Optionee understands that an investment in the Shares involves a high degree of risk, and Optionee has the financial ability to bear the economic risk of this investment in the Shares, including a complete loss of such investment.

6.

Optionee understands that the certificate(s) evidencing the Shares will contain the following legend (or a substantively similar legend):

THE SECURITIES REPRESENTED BY THIS CERTIFICATE HAVE NOT BEEN REGISTERED UNDER THE SECURITIES ACT OF 1933 (THE “SECURITIES ACT”) AND MAY NOT BE TRANSFERRED OTHER THAN PURSUANT TO REGISTRATION UNDER THE SECURITIES ACT, OR PURSUANT TO AN AVAILABLE EXEMPTION FROM REGISTRATION UNDER THE SECURITIES ACT, THE AVAILABILITY OF WHICH IS TO BE ESTABLISHED TO THE SATISFACTION OF THE COMPANY.

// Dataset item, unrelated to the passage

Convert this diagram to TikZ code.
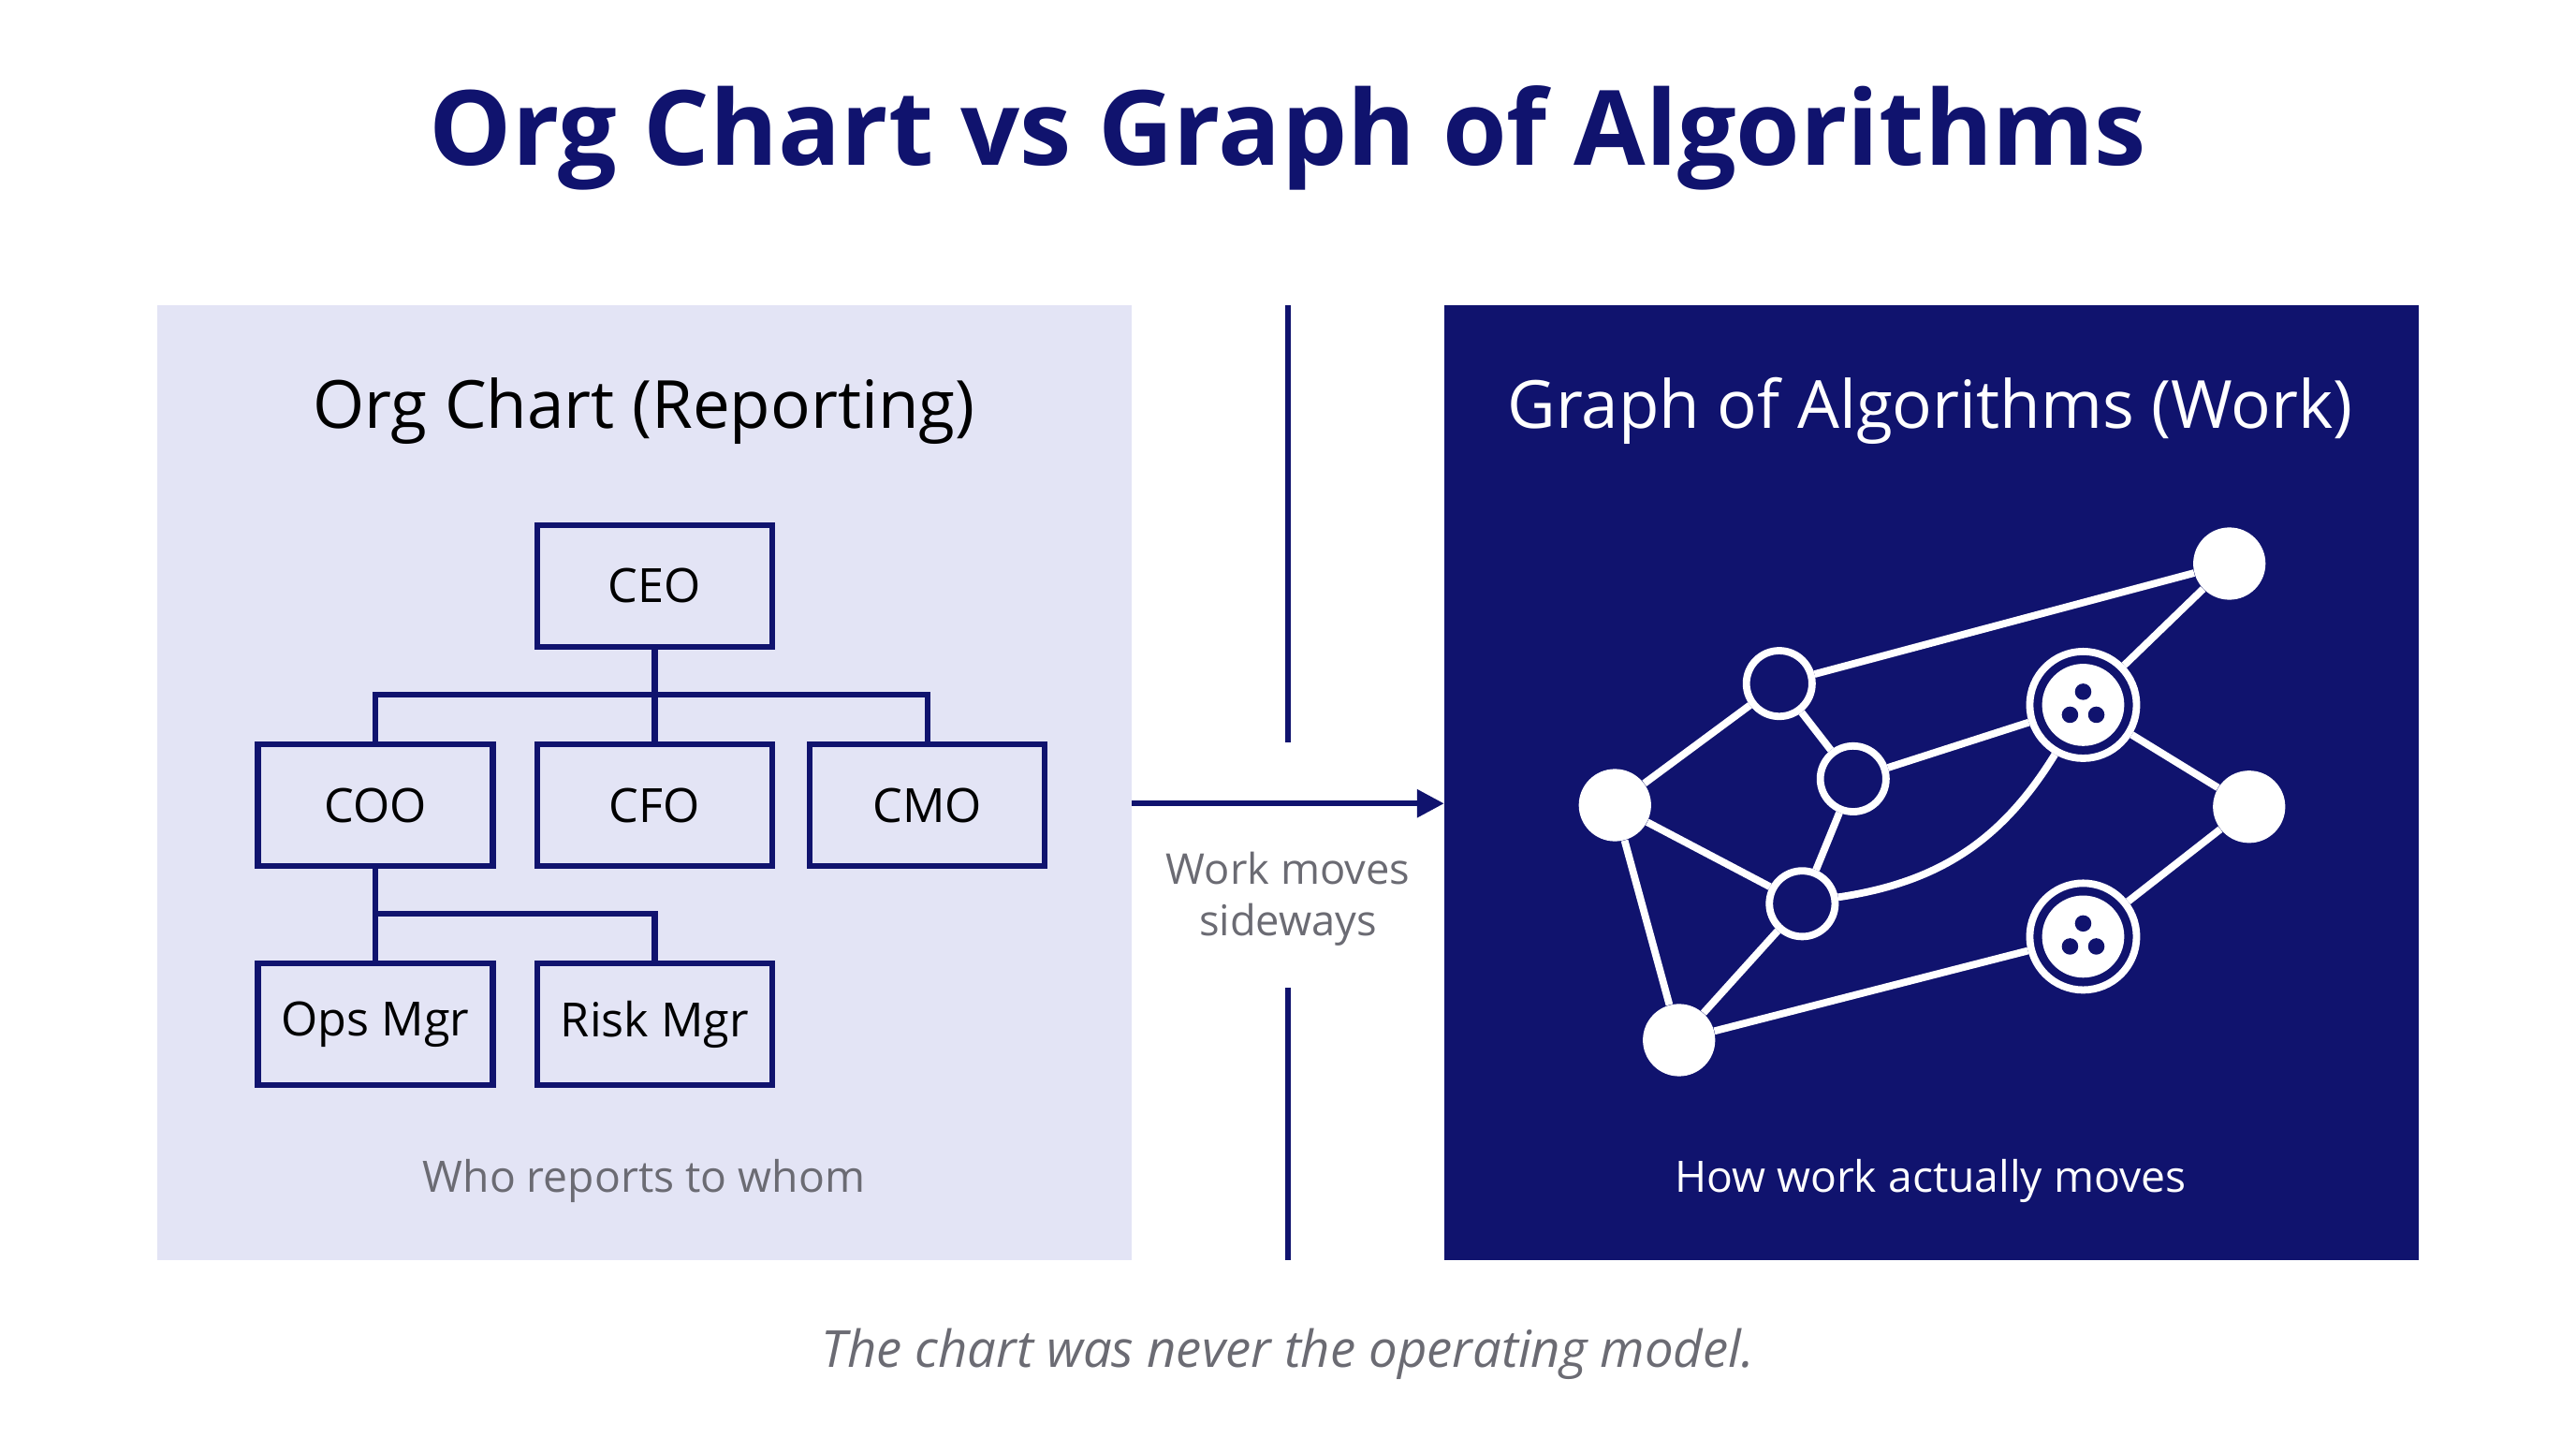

Dated:                                 



                                                                       


                                                                        


                                                                        

(Address)


                                                                           

Employer Tax ID Number



*Insert here the number of shares being exercised making all adjustments for stock splits, stock dividends or other additional Common Stock of the Company, other securities or property which, pursuant to the adjustment provisions of Section  of the Option, may be deliverable upon exercise.